Donald Trump’s new sentencing date in New York? That could be delayed, too.


It wasn’t surprising when Judge Juan Merchan on Friday postponed Donald Trump’s New York state sentencing until after the presidential election. After all, the Manhattan District Attorney’s Office all but agreed with Trump’s delay request.

But Merchan not only set a new sentencing date for Nov. 26, pushing it back most recently from Sept. 18. The judge also pushed back the date for ruling on Trump’s motion to set aside his guilty verdicts based on the Supreme Court’s immunity ruling, from Sept. 16 to Nov. 12.

But this new schedule risks even further delay.

When Trump’s lawyers asked Merchan last month to push back the sentencing, they told him that if he ruled on Sept. 16 against Trump’s immunity claim, then they were immediately going to seek to challenge his ruling on appeal before any sentencing could take place. “The requested adjournment is also necessary to allow President Trump adequate time to assess and pursue state and federal appellate options in response to any adverse ruling,” they wrote, adding that “a single business day is an unreasonably short period of time for President Trump to seek to vindicate these rights.”

Putting aside whether Trump’s immunity claim in the so-called hush money case has any merit, it’s true that, had Merchan rejected that claim on Sept. 16 while keeping the Sept. 18 sentencing, there was a good chance that that sentencing wouldn’t have happened as scheduled. Manhattan District Attorney Alvin Bragg’s office effectively agreed with that notion, writing to Merchan last month that:

Assuming that defendant seeks an interim stay of the sentencing hearing immediately after this Court’s September 16 ruling, the People respectfully note that an appellate court considering such a request will understand that, without an interim stay, it would have to receive briefing and decide certain issues of first impression in one day.

So it made some sense for Merchan to delay the sentencing. That is, it made sense as much as anything can after the Supreme Court’s immunity ruling in the federal election interference case. That ruling shouldn’t have called into question Trump’s state prosecution for covering up a private hush money scheme, but here we are.
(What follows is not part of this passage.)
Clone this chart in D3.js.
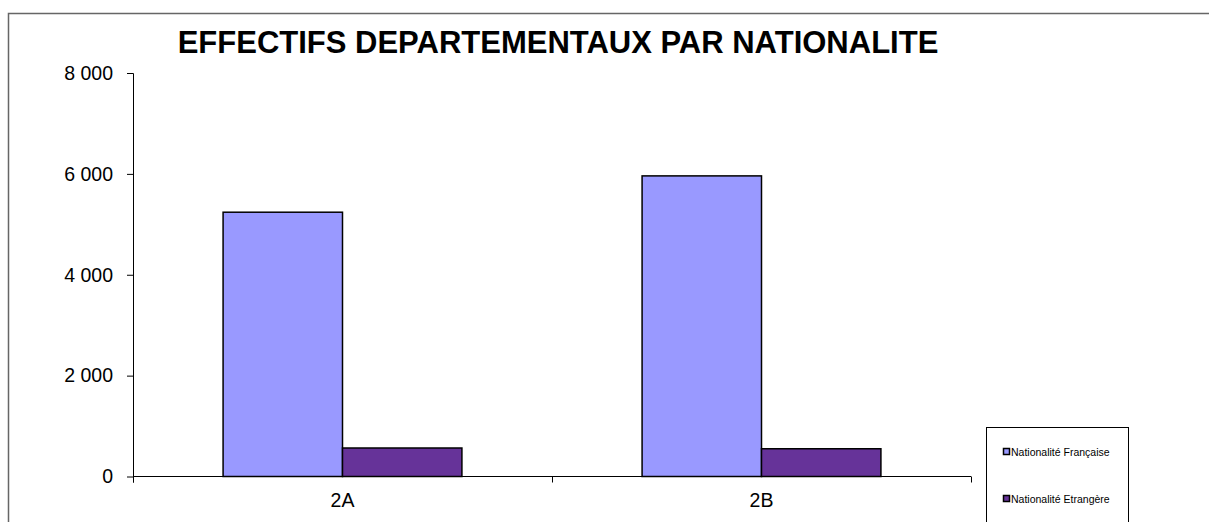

So the decision to push to November a ruling on Trump’s motion to set aside his guilty verdicts means that, if Merchan rules against Trump at that point, Trump’s appellate challenges will still need to play out; that’s his lawyers’ stated intention, at least. There’s now more space between that ruling and sentencing — from Sept. 16 and 18 to Nov. 12 and 26, respectively.

Would it take less than two weeks to address Trump’s challenges before his state sentencing could go forward? Especially if those challenges include a trip to the Supreme Court, whose immunity ruling helped Trump get to this point? We won’t know the answer until after the election — again, that’s if Merchan rejects Trump’s immunity claim — and much else can happen between now and then, legally and politically.

But whatever happens at the ballot box, we shouldn’t carve this new sentencing date into stone just yet, however delayed it has already been.